Naturally, McCaleb learns this from the victim's sister, whose goals are (1) to find her sister's killer, (2) to find a father-figure for her orphaned nephew, and (3) to find her way into McCaleb's bed. These goals become McCaleb's too. He knows that he shouldn't be trying to solve a murder – which is quickly revealed to be a string of murders – because he's retired, and doesn't even have a PI license. But when has any detective in the history of crime fiction been able to resist a murder case that needs him?
Despite contrivances that would make Agatha Christie blush, Blood Work is a solid, beguiling entertainment. From long acquaintance with serial killers, Terry McCaleb has learned to recognize their evil trademarks.
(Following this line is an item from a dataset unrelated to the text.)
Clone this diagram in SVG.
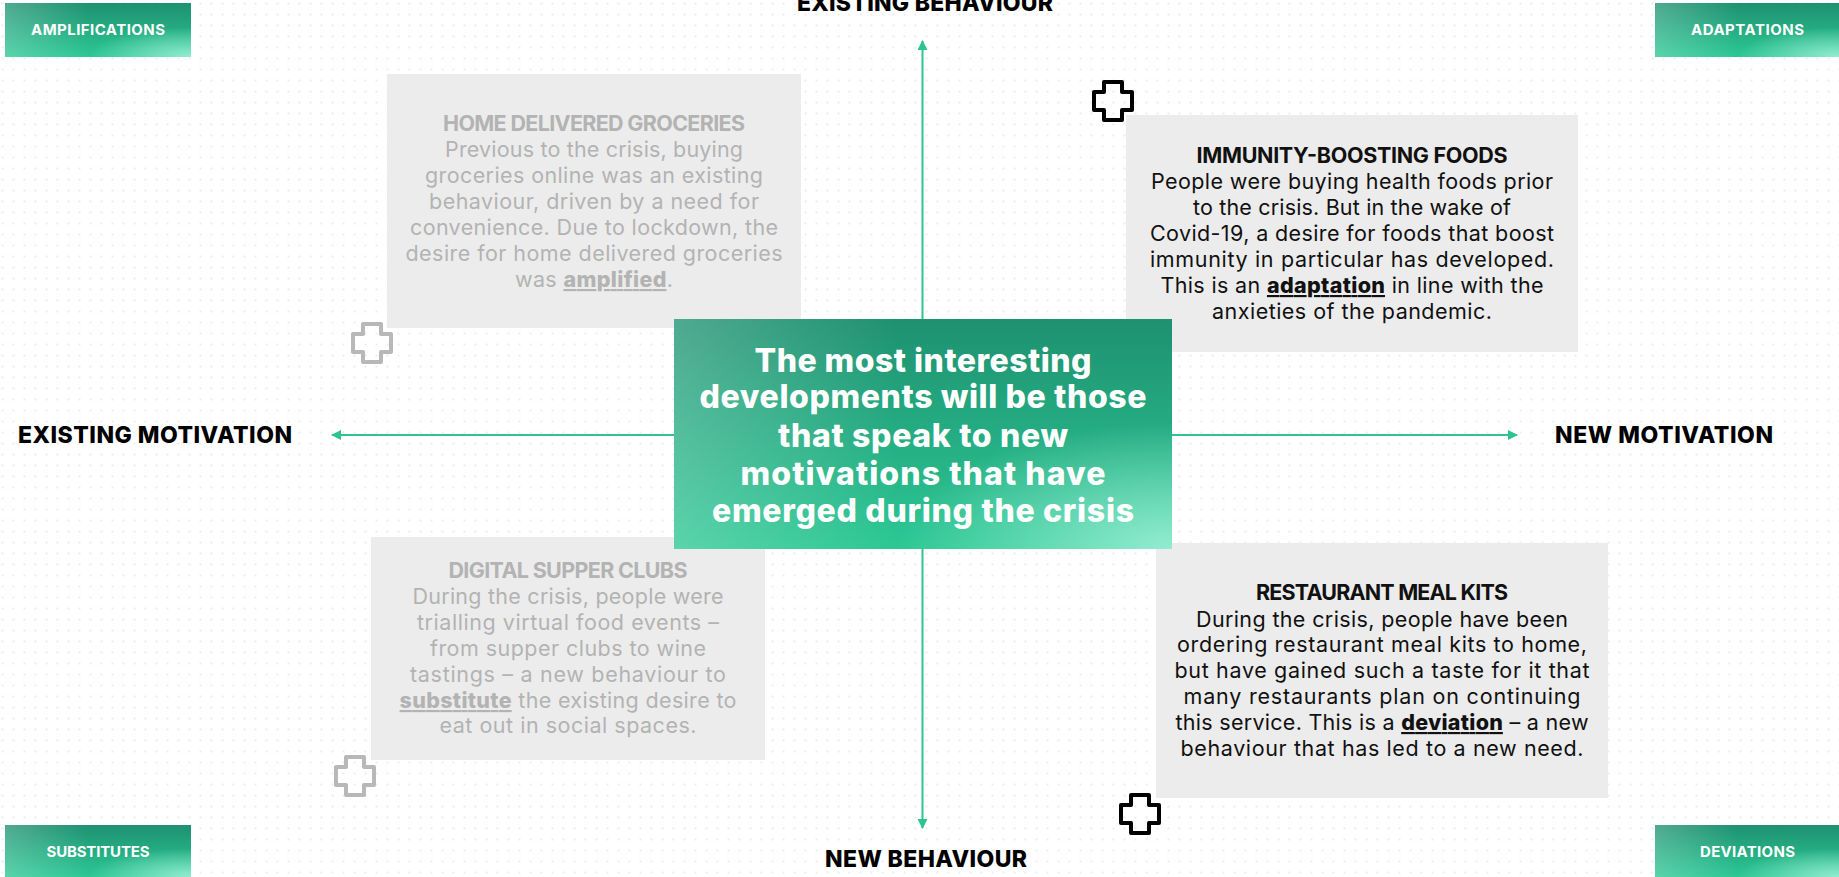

He starts to suspect that the robbery-killings he's investigating are the work of a serial villain. But his heart donor was killed in a banal convenience-store holdup. Is he reading too much of himself into the hunt?
Before long, McCaleb is not only the only investigator with a clue; he's also the prime suspect. Now, we know that he can't have done the murders, unless Connelly is setting us up for a twist ending that would, well, make Agatha Christie blush. But McCaleb can ask "cui bono?" as well as any mystery reader. And the main benefit from the grisly murders seems to have been that McCaleb has gotten a new heart, a new life, and a new girlfriend.
Michael Connelly's most recent work has gotten a little too rhetorical and polemical for my taste, though I remain a big fan. I'm enjoying catching up with his earlier fiction, which combines puzzle and thriller in a bracing high-octane formula.
Connelly, Michael. Blood Work. Boston: Little, Brown, 1998.